Lo sguardo è quello tenero di un bambino di poco di quattro anno: “Dai papà, non preoccuparti, da grande sarò io a vincere lo scudetto!”. Il nome del fanciullo è Brian, suo padre si chiama Meo.

Siamo alle finali playoff della stagione 1989/90 tra Varese e Pesaro: quando la Ranger di coach Giancarlo Sacco sta accarezzando il sogno del titolo della stella, ecco che accade l’imprevedibile. Un Sacchetti al culmine della carriera, – vero “uomo chiave” di quel quintetto biancorosso che pure contava su un asso come Corny Thompson, su altri italiani ormai affermati quali Vescovi, Caneva e Ferraiuolo e sul superbo talento fisico di Stefano Rusconi sotto le plance – sa che deve spingere sull’accelleratore per garantire alla sua Ranger il successo in garadue. Il capitano parte in penetrazione sul lato destro, supera un avversario, vede stagliarsi su di sé la stazza dei lunghi pesaresi Boni e Costa; non rinuncia, manca un solo passo per l’ennesimo canestro di una prova super… ma il suo ginocchio fa crac!

Sul parquet del palasport di Masnago, all’improvviso ammutolitosi, c’è Meo dolorante. Uscirà dal campo accompagnato dai dottori Carletti ed Ermolli, medici sociali della Pallacanestro Varese, e dal “sempre presente” Sandro Galleani. Proprio in quel momento avviene il passaggio del testimone con quel bambino che sa già come trasformare il suo sogno in realtà.

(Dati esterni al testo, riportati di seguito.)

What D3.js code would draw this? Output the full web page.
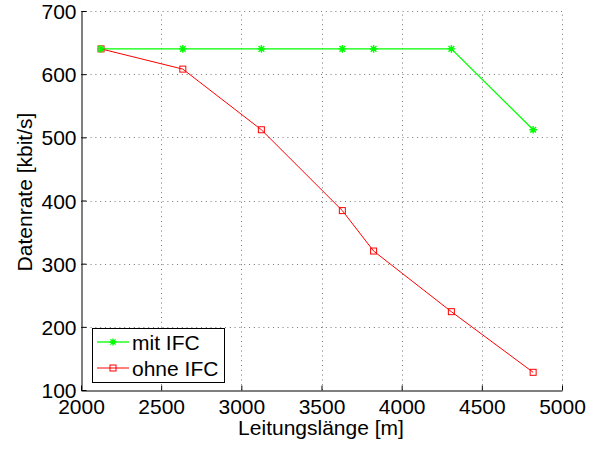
<!DOCTYPE html>
<html>
<head>
<meta charset="utf-8">
<script src="https://cdn.jsdelivr.net/npm/d3@7"></script>
<style>
  body { margin: 0; background: #fff; }
  text { font-family: "Liberation Sans", Arial, sans-serif; fill: #000; }
</style>
</head>
<body>
<div id="chart"></div>
<script>
// Leitungslaenge [m]
var laenge = [2125, 2635, 3125, 3630, 3825, 4310, 4820];
// Datenrate [kbit/s]
var mitIFC  = [640, 640, 640, 640, 640, 640, 512];
var ohneIFC = [640, 608, 512, 384, 320, 224, 128];
var xTicks = [2000, 2500, 3000, 3500, 4000, 4500, 5000];
var yTicks = [100, 200, 300, 400, 500, 600, 700];
var seriesNames = ["mit IFC", "ohne IFC"];

var W = 594, H = 457;
var pLeft = 81, pRight = 562, pTop = 11, pBottom = 390;
var fs = 21;

var svg = d3.select("#chart").append("svg")
  .attr("width", W).attr("height", H);

var x = d3.scaleLinear().domain([2000, 5000]).range([pLeft, pRight]);
var y = d3.scaleLinear().domain([100, 700]).range([pBottom, pTop]);

// grid
var grid = svg.append("g").attr("stroke", "#777").attr("stroke-width", 1)
  .attr("stroke-dasharray", "1,3.8");
grid.selectAll(".gx").data(xTicks.slice(1)).enter().append("line")
  .attr("x1", function(d){ return Math.round(x(d)) + 0.5; })
  .attr("x2", function(d){ return Math.round(x(d)) + 0.5; })
  .attr("y1", pBottom).attr("y2", pTop);
grid.selectAll(".gy").data(yTicks.slice(1)).enter().append("line")
  .attr("y1", function(d){ return Math.round(y(d)) + 0.5; })
  .attr("y2", function(d){ return Math.round(y(d)) + 0.5; })
  .attr("x1", pLeft).attr("x2", pRight);

// axes (MATLAB style: inward ticks, box off)
var xAxis = d3.axisBottom(x).tickValues(xTicks).tickFormat(d3.format("d"))
  .tickSizeInner(-5).tickSizeOuter(0).tickPadding(8);
var yAxis = d3.axisLeft(y).tickValues(yTicks).tickFormat(d3.format("d"))
  .tickSizeInner(-5).tickSizeOuter(0).tickPadding(5);

var gx = svg.append("g").attr("transform", "translate(0," + (pBottom + 0.5) + ")").call(xAxis);
var gy = svg.append("g").attr("transform", "translate(" + (pLeft + 0.5) + ",0)").call(yAxis);
[gx, gy].forEach(function(g){
  g.select(".domain").attr("stroke", "#000");
  g.selectAll(".tick line").attr("stroke", "#000");
  g.selectAll(".tick text").attr("font-size", fs).attr("fill", "#000")
    .attr("font-family", "Liberation Sans, Arial, sans-serif");
});
gy.selectAll(".tick text").attr("dy", "0.36em");
gx.selectAll(".tick text").attr("dy", "0.72em");

// axis labels
svg.append("text").attr("x", 321).attr("y", 435).attr("text-anchor", "middle")
  .attr("font-size", fs).text("Leitungslänge [m]");
svg.append("text").attr("transform", "translate(32," + 192 + ") rotate(-90)")
  .attr("text-anchor", "middle").attr("font-size", fs).text("Datenrate [kbit/s]");

// lines
var line = d3.line().x(function(d){ return x(d[0]); }).y(function(d){ return y(d[1]); });
var greenPts = d3.zip(laenge, mitIFC);
var redPts = d3.zip(laenge, ohneIFC);

svg.append("path").datum(greenPts).attr("d", line)
  .attr("fill", "none").attr("stroke", "#00ff00").attr("stroke-width", 1.3);
svg.append("path").datum(redPts).attr("d", line)
  .attr("fill", "none").attr("stroke", "#ff0000").attr("stroke-width", 1);

function asterisk(g, cx, cy, r){
  g.append("path")
    .attr("d", "M" + (cx - r) + "," + cy + "H" + (cx + r) +
               "M" + cx + "," + (cy - r) + "V" + (cy + r) +
               "M" + (cx - r*0.75) + "," + (cy - r*0.75) + "L" + (cx + r*0.75) + "," + (cy + r*0.75) +
               "M" + (cx - r*0.75) + "," + (cy + r*0.75) + "L" + (cx + r*0.75) + "," + (cy - r*0.75))
    .attr("stroke", "#00ff00").attr("stroke-width", 1.4).attr("fill", "none");
}

var redG = svg.append("g");
redG.selectAll("rect").data(redPts).enter().append("rect")
  .attr("x", function(d){ return x(d[0]) - 3; })
  .attr("y", function(d){ return y(d[1]) - 3; })
  .attr("width", 6).attr("height", 6)
  .attr("fill", "none").attr("stroke", "#ff0000").attr("stroke-width", 1);

var greenG = svg.append("g");
greenPts.forEach(function(d){ asterisk(greenG, x(d[0]), y(d[1]), 3.8); });

// legend
var lg = svg.append("g");
lg.append("rect").attr("x", 92.5).attr("y", 328.5).attr("width", 132).attr("height", 54)
  .attr("fill", "#fff").attr("stroke", "#000").attr("stroke-width", 1);
var colors = ["#00ff00", "#ff0000"];
seriesNames.forEach(function(name, i){
  var ly = 342 + i * 26;
  lg.append("line").attr("x1", 97).attr("x2", 129).attr("y1", ly).attr("y2", ly)
    .attr("stroke", colors[i]).attr("stroke-width", i === 0 ? 1.3 : 1);
  if (i === 0) asterisk(lg, 113, ly, 3.5);
  else lg.append("rect").attr("x", 110).attr("y", ly - 3).attr("width", 6).attr("height", 6)
    .attr("fill", "none").attr("stroke", "#ff0000");
  lg.append("text").attr("x", 132).attr("y", ly).attr("dy", "0.36em")
    .attr("font-size", fs).text(name);
});
</script>
</body>
</html>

Brian Sacchetti, classe 1986, è cresciuto da giovane cestista ai piedi del Sacromonte prima di intraprendere la sua strada nel basket dei grandi. E ha mantenuto la promessa vincendo lo scudetto: il suo e quello di Meo. Anzi, si è guadagnato il titolo tricolore – il primo e finora unico nella storia di Sassari – avendo il papà quale allenatore!